The rapid advances of the Taliban, including their arrival at Kabul’s gates, have stoked chaos in the Afghan capital. On Sunday, gun-toting civilians were spotted with Kalashnikovs, as angry policemen harassed civilians and people were forced to leave their cars behind on the road and walk.
In the preceding days, the Taliban, looking to establish an Islamic emirate in Afghanistan, overran vast swathes of territory amid the pullout of the international forces.
Sources said the Taliban leaders want a “peaceful transition of power” under the Doha process, and are “open to an interim set-up” while an inclusive government gets the much-needed legitimacy.
According to sources, Taliban leaders involved in the Doha talks could take an important role in an interim government.
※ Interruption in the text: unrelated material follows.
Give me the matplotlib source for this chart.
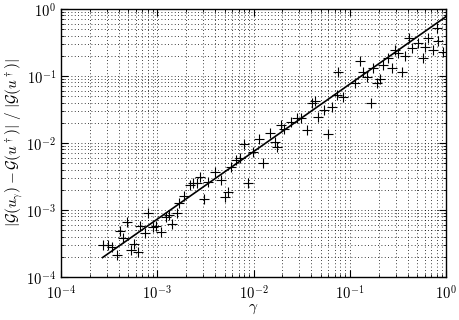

While Mullah Abdul Ghani Baradar is expected to be the new President, Sher Mohammad Abbas Stanikzai, their chief negotiator, will also get a significant role, the sources added.
Hectic negotiations, which have been underway since Friday, by when the Taliban had swept through the majority of the provincial capitals, have been going on in parallel at Kabul and Doha.
The Ghani government, sources said, wanted some kind of a face-saver before it technically “surrenders” to the Taliban. Ghani was believed to have been assured by Washington that he would be given “safe passage” on the condition that he “steps down immediately”.
Chaos in Kabul
With a deal between the Afghan government and the Taliban, waiting at the gates, yet elusive, Kabul Sunday entered a phase of extreme panic and chaos.
Sporadic gunfire was heard on the streets as American Chinooks flew to evacuate their diplomatic staff and American civilians.
Afghan security personnel blocked Kabul’s roads and hotels were asked to go for a lockdown. Internet connectivity and news broadcast channels were stopped as temporary measures.
Meanwhile, nearby Muslim-majority nations like Turkey, Iran, Tajikistan and Pakistan are battling a crisis of their own as thousands of Afghan refugees arrive at their borders to escape the Taliban.